First editions, heavily annotated throughout both volumes, as Kushner delves deep into the artistic and personal roots of his two-part masterpiece. He also provides extensive comments on how key characters and scenes took shape in his mind, especially the “all too real” Roy Cohn. “I’m not sure I’ve ever enjoyed writing a character as much as I enjoyed writing Roy. It scared me how much I enjoyed it.” In Act Two, Kushner observes that “Roy Cohn stayed loyal to McCarthy’s memory till the end of his life. Realizing that made me feel I could make a coherent dramatic character based on him.” They even have some common ground: when Cohn dismisses Cats Kushner concurs: “I think it’s ghastly.” The reactions to this character—even before the show opened–surprised even Kushner. “One day while I was waiting for Millenium to open on B’way I was walking down a street in Chelsea and two young guys, actors I guess, walked past me—and one of them was reading this scene to the other—with great pleasure, it seemed to me—‘Listen to this!’” It was the scene where Cohn learns he has AIDS. “That was a major early warning moment that my life had really changed.”

Another key character, Harper, “carries a spirit and possesses an enunciatory faculty that made it possible for me to work in a lyrical/dramatical vein.” Alongside the scene where Harper hallucinates Prior making himself up, Kushner tells us: “This scene is the first that wasn’t in the original outline with which I began writing. It just happened. And I think it changed the rules of the play for me.” When Prior tells an uneasy Louis about his worsening condition, Kushner explains “This is foreplay—most directors don’t understand that. It’s not that they’re about to fuck, but Louis abstracting like this is an old comfort for them both.” When Prior says “We who are about to die thank you,” Kushner notes, “Here the foreplay ends.”

In Perestroika, Kushner explains that he was surprised by the intense reaction to Millenium and he was “intimidated by that.” The death of his mother delayed his writing of Part Two, but in April 1991 “the rest of the play came pouring out. More than the play—the 1st draft was twice its present length!” Under the Emerson quote that introduces the work, Kushner explains “I started reading Emerson when I began work on Perestroika. I’d read “On Art” before but nothing else. Whitman led me to Emerson; I’ve never stopped reading him.” At the end of Act Two he writes: “Whew…Maybe when I’m really old and much more gaga than I currently am I will start to hear angels speaking and I’ll make a new version of this Act. Or one of them will tell me I got it right enough and leave it alone.” A fascinating, rich and deeply engaging source for understanding this American classic.

KUSHNER, Tony.
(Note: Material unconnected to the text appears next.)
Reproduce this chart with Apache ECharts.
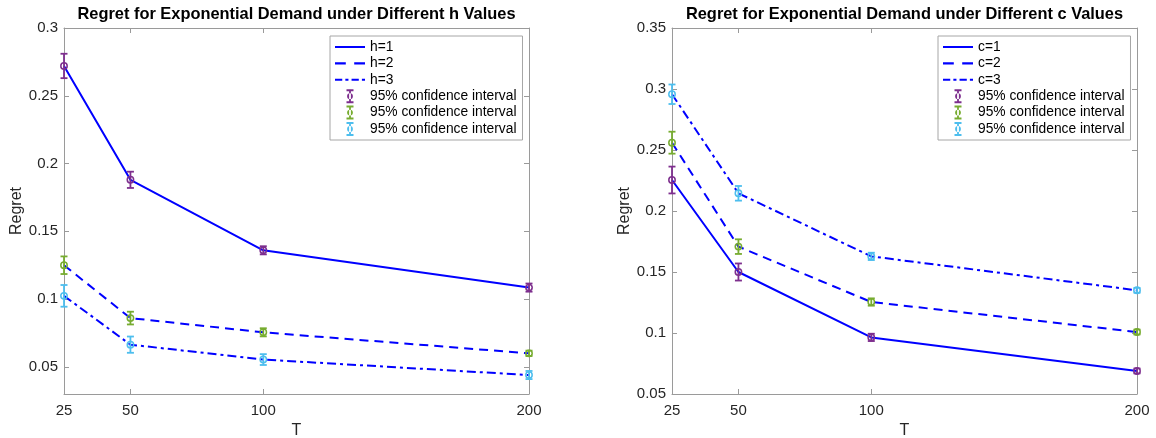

Angels in America. A Gay Fantasia on National Themes. Part One: Millenium, Part Two: Perestroika. New York: Theater Communications group, 1993, 1994. 2 volumes, 8°. Original green and brown boards; dust-jackets; photos tipped-in.



© Joan Marcus

Tony Kushner’s body of work spans from original plays and operas to adaptations, screenplays, and books. He is renowned for his plays A Bright Room Called Day; Angels in America, Parts One and Two; Slavs!; Homebody/KabulCaroline, or Change; and The Intelligent Homosexual’s Guide To Capitalism And Socialism With A Key To The Scriptures. He created an opera, A Blizzard on Marblehead Neck, with composer Jeanine Tesori, and has translated and adapted Corneille’s The Illusion, Ansky’s The Dybbuk, and Brecht’s The Good Person of Sezuan and Mother Courage and Her Children. He wrote the libretto for Hans Krasa’s opera Brundibár and the screenplays for Mike Nichols’ Angels In America and Steven Spielberg’s Munich and Lincoln. His books include The Art of Maurice Sendak, 1980 to the Present; Brundibar, with illustrations by Sendak; and Wrestling With Zion.